Afterwards we got into a bus and drove to where our first VBS location is in a village called Tambomachay (TAM-boe-ma-chai), just to see the work being done there and to meet any kids who were around. We prayed over the area, awkwardly hung around for a few minutes, made friends with a tethered lamb and dogs (that we apparently aren’t supposed to pet because of germs and such) then the kids started coming. We exchanged names in stumbling Spanish and they played hand clapping games, which some of us joined in on, which then led to us showing them Quack-Dilly-O-So, which then led to us all playing Duck Duck Goose, which here was called Pato Pato Oveja (Duck Duck Sheep). Not sure how we got sheep, but whatever works… When they got tired of that some of the girls were trying to talk to me, saying what sounded like “chapas”, and eventually we figured out that meant tunnel tag, so we played that for a good long time. Funny how much you can communicate even with a language barrier. I showed them how to make birdcalls with your hands, tried to talk a little with my meager spanish vocab, and they giggled at it quite a bit.
We were with this group of kids for 4 days, and they were the ones that were hardest for me to leave. They were so hungry for hugs, touch, love, to be listened to. We had tickle parties and snuggle piles and big hugs and they’d all pile into my lap or hold onto my back or arms so I could swing them around, they’d tap on my face and make funny noises and braid my hair and sit on my feet and hold my hand and show me things they found. So much laughter and love for and with them. Later in the week we’d do crafts and sing and dance with them, I learned quite a few more words through asking them (“que es…?”) and they’d laugh when I mispronounced it, and tell me the right pronunciation. I showed them how to blow kisses and they showed me hand clapping games.
It hit me how big God’s love is with them.
He loves me at home in Washington, and everyone there. Then I travel down thousands of miles to Peru, and still He loves me and everyone else there as well. And all the people that are in the surrounding countries, continents, the entire world.
He loves each one of us infinitely and perfectly, and there are so many people… That is so much love. It blew my mind. And with that thought, we are to love people as well. And how are we to love them? The goal is to love through His love, in agape. And what does that look like? That’s going to be a future post here…
The largest thing that frustrated me was that I didn’t know Spanish (which was my fault) , so I couldn’t directly talk with them. We had translators, and they were a HUGE blessing and I was so grateful for them, but when you talk with a kid it’s best if you can talk directly to them, having a middle man changes things. There were tears at the final goodbye, and maybe someday I’ll come back and have learned the language and will be able to talk with them.
The takeaways that I had by day two of the trip were:
-God’s love is huge, I had felt a part of it, and I wanted to share it.

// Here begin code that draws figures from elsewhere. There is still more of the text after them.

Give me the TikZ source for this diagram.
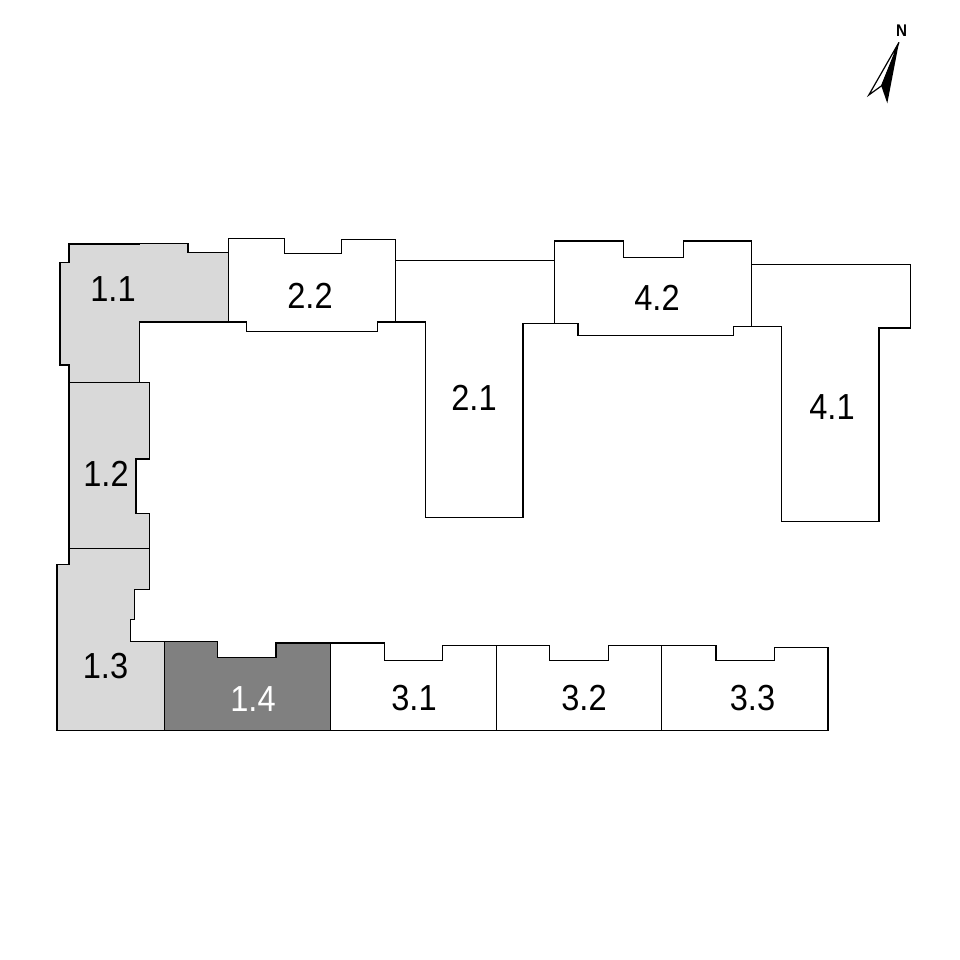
\documentclass[tikz,border=0pt]{standalone}
\usepackage{fontspec}
\setmainfont[FakeStretch=0.9]{Liberation Sans}
\definecolor{unitgrey}{RGB}{217,217,217}
\definecolor{unitdark}{RGB}{128,128,128}
\tikzset{
  unit/.style={draw=black,line width=0.016cm,line join=miter,fill=white},
  unitlabel/.style={font=\fontsize{10.3pt}{12pt}\selectfont,inner sep=0pt}
}
\begin{document}
\begin{tikzpicture}[x=0.01cm,y=-0.01cm]
\useasboundingbox (0,0) rectangle (960,960);

% Drawing unit 1.1
\draw [unit,fill=unitgrey] (69.3,244) -- (138.7,244) -- (138.7,243.3) -- (188,243.3) -- (188,252.3) -- (228.3,252.3) -- (228.3,322) -- (139.3,322) -- (139.3,382.3) -- (69.3,382.3) -- (69.3,365) -- (60.3,365) -- (60.3,262.3) -- (69.3,262.3) -- cycle;%

% Drawing unit 1.2
\draw [unit,fill=unitgrey] (69.3,382.3) -- (149.5,382.3) -- (149.5,459) -- (135.7,459) -- (135.7,513.3) -- (149.5,513.3) -- (149.5,548.3) -- (69.3,548.3) -- cycle;%

% Drawing unit 1.3
\draw [unit,fill=unitgrey] (69.3,548.3) -- (149.5,548.3) -- (149.5,589.3) -- (134.3,589.3) -- (134.3,619.3) -- (130.3,619.3) -- (130.3,641.3) -- (164.3,641.3) -- (164.3,730.3) -- (57.3,730.3) -- (57.3,564.3) -- (69.3,564.3) -- cycle;%

% Drawing unit 1.4
\draw [unit,fill=unitdark] (164.3,641.5) -- (217.3,641.5) -- (217.3,657.3) -- (275.7,657.3) -- (275.7,642.7) -- (330.3,642.7) -- (330.3,730.3) -- (164.3,730.3) -- cycle;%

% Drawing units 3.1, 3.2 and 3.3
\draw [unit] (330.3,642.7) -- (384.3,642.7) -- (384.3,660.3) -- (442.3,660.3) -- (442.3,645.3) -- (496.3,645.3) -- (496.3,730.3) -- (330.3,730.3) -- cycle;%
\draw [unit] (496.3,645.3) -- (549.3,645.3) -- (549.3,660.3) -- (608.3,660.3) -- (608.3,645.3) -- (661.3,645.3) -- (661.3,730.3) -- (496.3,730.3) -- cycle;%
\draw [unit] (661.3,645.3) -- (715.7,645.3) -- (715.7,660.3) -- (774.3,660.3) -- (774.3,647.3) -- (827.7,647.3) -- (827.7,730.3) -- (661.3,730.3) -- cycle;%

% Drawing units 2.1 and 2.2
\draw [unit] (395.3,260.3) -- (554.3,260.3) -- (554.3,323.3) -- (523,323.3) -- (523,517.5) -- (425.3,517.5) -- (425.3,322) -- (395.3,322) -- cycle;%
\draw [unit] (228.3,238.3) -- (284.3,238.3) -- (284.3,253.3) -- (341.3,253.3) -- (341.3,239.3) -- (395.3,239.3) -- (395.3,322) -- (377.3,322) -- (377.3,331.3) -- (246.3,331.3) -- (246.3,322) -- (228.3,322) -- cycle;%

% Drawing units 4.1 and 4.2
\draw [unit] (751.3,264.3) -- (910.5,264.3) -- (910.5,328) -- (879,328) -- (879,521.5) -- (781.5,521.5) -- (781.5,326.3) -- (751.3,326.3) -- cycle;%
\draw [unit] (554.3,241) -- (623.3,241) -- (623.3,257.3) -- (683.3,257.3) -- (683.3,241) -- (751.3,241) -- (751.3,326.3) -- (733.3,326.3) -- (733.3,335.3) -- (577.7,335.3) -- (577.7,323.3) -- (554.3,323.3) -- cycle;%

% Marking the units
\node [unitlabel] (u11) at (113,289) {1.1};
\node [unitlabel] (u12) at (106,474) {1.2};
\node [unitlabel] (u13) at (105.5,666) {1.3};
\node [unitlabel,text=white] (u14) at (253,699) {1.4};
\node [unitlabel] (u31) at (414,698.5) {3.1};
\node [unitlabel] (u32) at (584,698.5) {3.2};
\node [unitlabel] (u33) at (752.5,698.5) {3.3};
\node [unitlabel] (u21) at (474,398) {2.1};
\node [unitlabel] (u22) at (310,296) {2.2};
\node [unitlabel] (u41) at (832,407) {4.1};
\node [unitlabel] (u42) at (657,298) {4.2};

% Drawing north arrow
\draw [line width=0.012cm,fill=white,line join=miter] (899,42.3) -- (868.8,95) -- (881.7,85.7) -- cycle;%
\fill [black] (899,42.3) -- (881.2,85.7) -- (887.3,103.3) -- cycle;%
\node [font=\fontsize{4.8pt}{5pt}\selectfont\bfseries,inner sep=0pt] (north) at (901.7,30.7) {N};
\end{tikzpicture}
\end{document}
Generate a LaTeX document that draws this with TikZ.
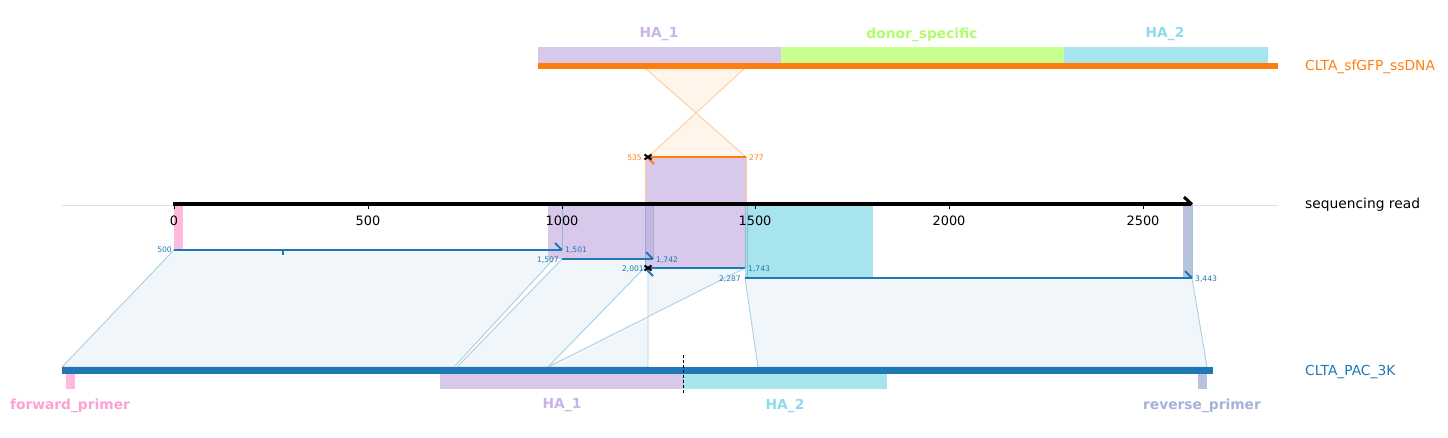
\documentclass[tikz,border=0pt]{standalone}
\usepackage{fontspec}
\setmainfont{DejaVu Sans}
\definecolor{orng}{HTML}{FF7F0E}
\definecolor{blu}{HTML}{1F77B4}
\definecolor{lav}{HTML}{D8C8EA}
\definecolor{lavdark}{HTML}{C9B5E2}
\definecolor{grn}{HTML}{C8FF90}
\definecolor{cyn}{HTML}{A8E4EE}
\definecolor{pnk}{HTML}{FFB8DE}
\definecolor{gbl}{HTML}{B6C2DE}
\definecolor{lavtxt}{HTML}{C8B4E6}
\definecolor{grntxt}{HTML}{B4FA6E}
\definecolor{cyntxt}{HTML}{8CDCEA}
\definecolor{pnktxt}{HTML}{FF9FD6}
\definecolor{gbltxt}{HTML}{A4B2D8}
\definecolor{polyfill}{HTML}{F1F6FA}
\definecolor{polyline}{HTML}{A9CFE6}
\definecolor{hgfill}{HTML}{FFF5EB}
\definecolor{hgline}{HTML}{FFCC99}
\newcommand\bigfnt{\fontsize{13.8}{16}\selectfont}
\newcommand\tickfnt{\fontsize{12.9}{15}\selectfont}
\newcommand\smallfnt{\fontsize{7.6}{9}\selectfont}
\begin{document}
\begin{tikzpicture}[x=1pt,y=-1pt,
  poly/.style={fill=polyfill,draw=polyline,line width=0.9pt},
  hglass/.style={fill=hgfill,draw=hgline,line width=0.9pt},
  hit/.style={draw=blu,line width=2pt},
  hook/.style={draw=blu,line width=1.8pt},
  featlbl/.style={font=\bigfnt\bfseries,inner sep=0pt},
  namelbl/.style={font=\bigfnt,anchor=west,inner sep=0pt},
  ticklbl/.style={font=\tickfnt,inner sep=0pt},
  poslbl/.style={font=\smallfnt,inner sep=0pt,text=blu},
  vedge/.style={draw=blu!60,line width=0.8pt,opacity=0.7},
  xmark/.style={draw=black,line width=2pt}
]
\useasboundingbox (0,0) rectangle (1448,437);

% ---- alignment polygons ----
\filldraw[poly] (174,250) -- (562,250) -- (454,367) -- (62,367) -- cycle;
\filldraw[poly] (562,259) -- (653,259) -- (548,367) -- (457,367) -- cycle;
\filldraw[poly] (648,268) -- (745,268) -- (548,367) -- (648,367) -- cycle;
\filldraw[poly] (745,278) -- (1192,278) -- (1207,367) -- (758,367) -- cycle;

% ---- hourglass from ssDNA ----
\filldraw[hglass] (645,68) -- (745,68) -- (648,157) -- (746,157) -- cycle;

% ---- light grey baseline ----
\draw[black!12,line width=0.8pt] (62,205) -- (1278,205);

% ---- projected features on the read ----
\fill[lav] (645,157) rectangle (746,204);
\draw[hgline,line width=0.8pt] (645,157) -- (645,204) (746,157) -- (746,204);
\fill[pnk] (174,205) rectangle (183,250);
\fill[lav] (548,205) rectangle (653,259);
\fill[lav] (645,205) rectangle (745,268);
\fill[lavdark] (645,205) rectangle (653,259);
\fill[cyn] (745,205) rectangle (873,278);
\fill[gbl] (1183,205) rectangle (1192,278);
\draw[vedge] (562,205) -- (562,250);
\draw[vedge] (645,205) -- (645,268);
\draw[vedge] (653,205) -- (653,259);
\draw[vedge] (745,205) -- (745,268);
\draw[vedge] (747,205) -- (747,278);
\draw[vedge] (1192,205) -- (1192,278);

% ---- sequencing read axis ----
\draw[black,line width=3.3pt] (173,204) -- (1191,204);
\draw[black,line width=3pt] (1184,197) -- (1192,204.5);
\foreach \xx/\lab [count=\i] in {174/0,368/500,562/1000,755/1500,949/2000,1143/2500}{
  \draw[black,line width=0.8pt] (\xx,204) -- (\xx,209);
  \node[ticklbl] (tick\i) at (\xx,221) {\lab};
}
\node[namelbl] (readname) at (1305,205) {sequencing read};

% ---- alignment hit lines ----
\draw[hit] (174,250) -- (562,250);
\draw[hook] (555,243) -- (562,250);
\draw[blu,line width=2pt] (283,250) -- (283,255);
\draw[hit] (562,259) -- (653,259);
\draw[hook] (646,252) -- (653,259);
\draw[hit] (648,268) -- (745,268);
\draw[hook] (647,270) -- (653,276);
\draw[hit] (745,278) -- (1192,278);
\draw[hook] (1185,271) -- (1192,278);
\draw[xmark] (644.5,265.5) -- (651.5,270.5) (644.5,270.5) -- (651.5,265.5);

\node[poslbl,anchor=east] (p500) at (172,250) {500};
\node[poslbl,anchor=west] (p1501) at (565,250) {1,501};
\node[poslbl,anchor=east] (p1507) at (559,260) {1,507};
\node[poslbl,anchor=west] (p1742) at (656,260) {1,742};
\node[poslbl,anchor=east] (p2001) at (644,269) {2,001};
\node[poslbl,anchor=west] (p1743) at (748,269) {1,743};
\node[poslbl,anchor=east] (p2287) at (741,279) {2,287};
\node[poslbl,anchor=west] (p3443) at (1195,279) {3,443};

% ---- ssDNA hit on read ----
\draw[orng,line width=2pt] (648,157) -- (746,157);
\draw[orng,line width=1.8pt] (648,158) -- (654,164);
\draw[xmark] (644.5,154.5) -- (651.5,159.5) (644.5,159.5) -- (651.5,154.5);
\node[poslbl,anchor=east,text=orng] (o535) at (642,158) {535};
\node[poslbl,anchor=west,text=orng] (o277) at (749,158) {277};

% ---- CLTA_sfGFP_ssDNA ----
\fill[lav] (538,47) rectangle (781,62.7);
\fill[grn] (781,47) rectangle (1064,62.7);
\fill[cyn] (1064,47) rectangle (1268,62.7);
\fill[orng] (538,62.7) rectangle (1278,68.7);
\node[featlbl,text=lavtxt] (tHA1) at (659,34.5) {HA\_1};
\node[featlbl,text=grntxt] (tdonor) at (922,34.5) {donor\_specific};
\node[featlbl,text=cyntxt] (tHA2) at (1165,34.5) {HA\_2};
\node[namelbl,text=orng] (ssname) at (1305,67) {CLTA\_sfGFP\_ssDNA};

% ---- CLTA_PAC_3K ----
\fill[pnk] (66,374) rectangle (75,389);
\fill[lav] (440,374) rectangle (683,389);
\fill[cyn] (683,374) rectangle (887,389);
\fill[gbl] (1198,374) rectangle (1207,389);
\fill[blu] (62,367.3) rectangle (1213,374);
\draw[black,line width=1pt,dash pattern=on 3pt off 2pt] (683,355) -- (683,394);
\node[featlbl,text=pnktxt] (bfwd) at (70,405.5) {forward\_primer};
\node[featlbl,text=lavtxt] (bHA1) at (562,405.5) {HA\_1};
\node[featlbl,text=cyntxt] (bHA2) at (785,405.5) {HA\_2};
\node[featlbl,text=gbltxt] (brev) at (1202,405.5) {reverse\_primer};
\node[namelbl,text=blu] (refname) at (1305,372) {CLTA\_PAC\_3K};
\end{tikzpicture}
\end{document}
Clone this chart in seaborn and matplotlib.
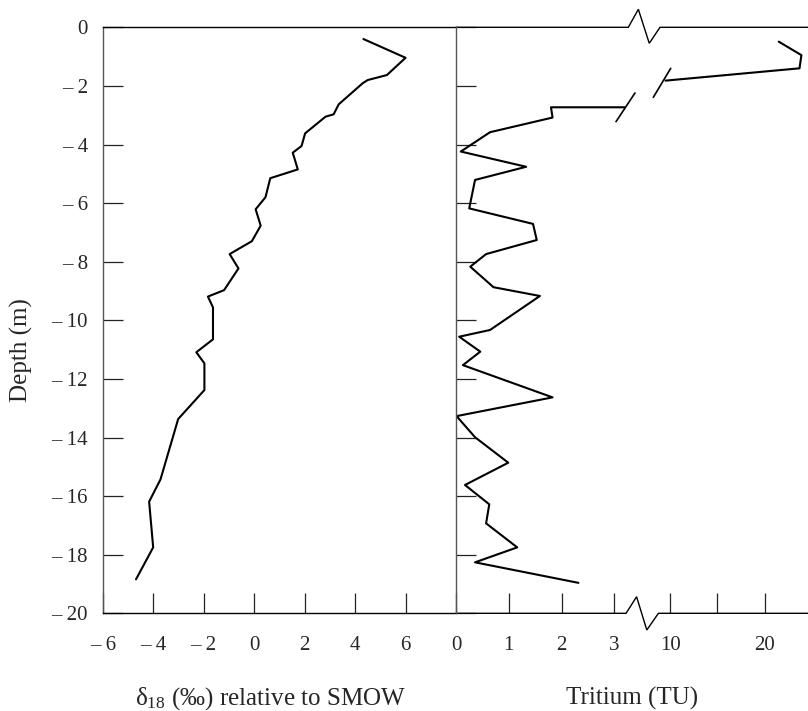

-prayer is so so powerful and so underutilized.
-I take so much for granted. Pretty much everything. It makes one grateful.
-I am not to show partiality in anything I do or to anyone I interact with. This came from a devotional led by a teammate, and sparked a lot of thought. Anything I do I should be doing as to the Lord, whether the job is large or small, gets noticed and recognition or not, whether the person is rich or poor, friendly or intimidating. I am not the one who is supposed to judge. That’s God’s job. I’m just a hand.
Thus ends part 1 of the Peru adventure, more to come later.